Abike has promised that Nigeria will investigate the incident at the highest diplomatic level. Good talk, but will anything come out of it? There are many more questions we should be asking ourselves rather than the Italian authorities. How did the girls go out from whatever country they were coming from, without the countries’ authorities stopping them from obviously illegal and dangerous migration? Why are they trooping out in such large numbers, leaving their parents and loved ones, often keeping their mission secret, to seek an improvement in their lives. What has been the quality of their life before their sojourn, and what hope is there that their life will improve?
Additionally, was there really an agreement that Italy will keep the dead bodies for three weeks before burying them? At whose expenses and at whose risk? The girls were discovered on November 5. Between then and November 17 – 12 clear days – when they were buried, what did Nigeria do to inform and protect herself? From who does Italy need to obtain permission before disposing of decomposing bodies? Did anyone even know for how long the girls had died before their discovery?

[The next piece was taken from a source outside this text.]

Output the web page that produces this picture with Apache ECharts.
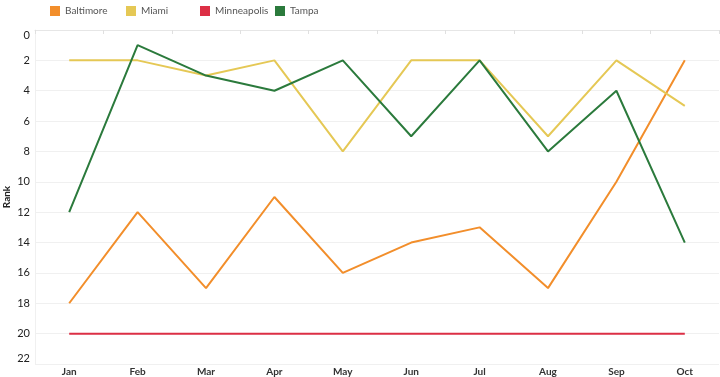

The truth is that until Nigeria is put in order, her citizens will continue to go through this type of harrowing experiences. More people will be lured into journeys of no return, so long as they are assured of jobs, even if it is prostitution; and some foreign currencies in earnings. It is no news that Nigeria is a most difficult country to survive honestly because of lack of opportunities; but the duty to fix the country and prevent unnecessary and dangerous migration is that of the sitting government. Does the government recognise the terrible level of poverty and want among ordinary Nigerians who constitute the gross majority?

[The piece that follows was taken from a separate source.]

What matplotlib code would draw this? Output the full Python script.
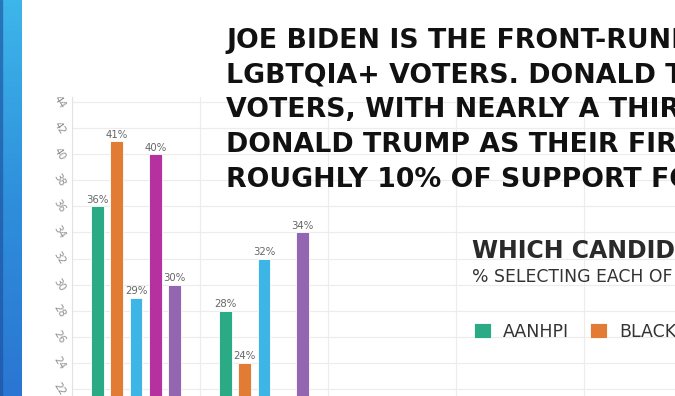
import numpy as np
import matplotlib
matplotlib.use("Agg")
import matplotlib.pyplot as plt
from matplotlib.colors import LinearSegmentedColormap

# donnees
candidates = ["Joe Biden", "Donald Trump"]
groups = ["AANHPI", "BLACK", "HISPANIC/LATINX", "MULTIRACIAL", "WHITE"]
aanhpi = [36, 28]
black = [41, 24]
hispanic = [29, 32]
multiracial = [40, 18]
white = [30, 34]
series = [aanhpi, black, hispanic, multiracial, white]
colors = ["#2aaa85", "#e27c35", "#3db5e6", "#b5319f", "#9465b1"]
yticks = list(range(22, 45, 2))

title_lines = [
    "JOE BIDEN IS THE FRONT-RUNNER",
    "LGBTQIA+ VOTERS. DONALD TRUMP",
    "VOTERS, WITH NEARLY A THIRD",
    "DONALD TRUMP AS THEIR FIRST",
    "ROUGHLY 10% OF SUPPORT FOR",
]
subtitle = "WHICH CANDIDATE"
subtext = "% SELECTING EACH OF THE FOLLOWING"

W, H = 675, 396
fig = plt.figure(figsize=(W / 100, H / 100), dpi=100)
fig.patch.set_facecolor("white")

# bande bleue a gauche
band = fig.add_axes([0, 0, 22 / W, 1])
grad = np.linspace(0, 1, 256).reshape(-1, 1)
cmap = LinearSegmentedColormap.from_list("band", ["#3db6ea", "#2f8fdc", "#2a76d2"])
band.imshow(grad, aspect="auto", cmap=cmap, extent=[0, 1, 0, 1], origin="upper")
band.axvspan(0, 0.08, color="#1d4f9c", alpha=0.5)
band.set_axis_off()

# axe principal
y_lo, y_hi = 21.46, 44.4
top_px = 102 - (y_hi - 44) * 13.05
ax = fig.add_axes([72 / W, 0, 640 / W, 1 - top_px / H])
x = np.arange(len(candidates))
step = 0.15
width = 0.10
for i, (vals, c, name) in enumerate(zip(series, colors, groups)):
    bars = ax.bar(x + (i - 2) * step, vals, width, color=c, edgecolor="white",
                  linewidth=0.6, label=name, zorder=3)
    ax.bar_label(bars, fmt="%d%%", padding=1, fontsize=7.3, color="#666666")

ax.set_xlim(-0.5, 4.5)
ax.set_ylim(y_lo, y_hi)
ax.set_yticks(yticks)
ax.set_xticks(np.arange(-0.5, 4.6, 1.0))
ax.set_xticklabels([])
ax.tick_params(axis="both", length=0)
ax.tick_params(axis="y", labelsize=7.5, labelcolor="#8f8f8f", pad=9)
for lab in ax.get_yticklabels():
    lab.set_rotation(-58)
    lab.set_ha("center")
    lab.set_va("center")
ax.grid(True, color="#ececec", linewidth=0.8, zorder=0)
for s in ["top", "right", "bottom"]:
    ax.spines[s].set_visible(False)
ax.spines["left"].set_color("#e2e2e2")
ax.set_facecolor("none")

# titre
for k, line in enumerate(title_lines):
    fig.text(226 / W, 1 - (48 + k * 34.7) / H, line, fontsize=19.3, fontweight="bold",
             family="DejaVu Sans", color="#111111", va="baseline", ha="left")

fig.text(472 / W, 1 - 258 / H, subtitle, fontsize=17, fontweight="bold",
         family="DejaVu Sans", color="#2a2a2a", va="baseline", ha="left")
fig.text(472 / W, 1 - 282 / H, subtext, fontsize=12.4, family="DejaVu Sans",
         color="#333333", va="baseline", ha="left")

handles, labels = ax.get_legend_handles_labels()
leg = fig.legend(handles, labels, loc="upper left", bbox_to_anchor=(458 / W, 1 - 307 / H),
                 ncol=5, frameon=False, handlelength=1.0, handleheight=1.0,
                 handletextpad=0.7, columnspacing=1.2,
                 prop={"family": "DejaVu Sans", "size": 12.5})
for t in leg.get_texts():
    t.set_color("#333333")

fig.savefig("out.png", dpi=100)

There is clearly a big task ahead of government if an implosion is to be avoided. Dabiri-Erewa made an instructive remark in her observation of the incident that: “The fact is that at the other end, they are not willing to save regular migrants anymore; so it is going to get tougher and dangerous.” This is the real message, because the other countries owe their citizens a duty to ensure their welfare and security, but not Nigerian citizens. Is anyone listening?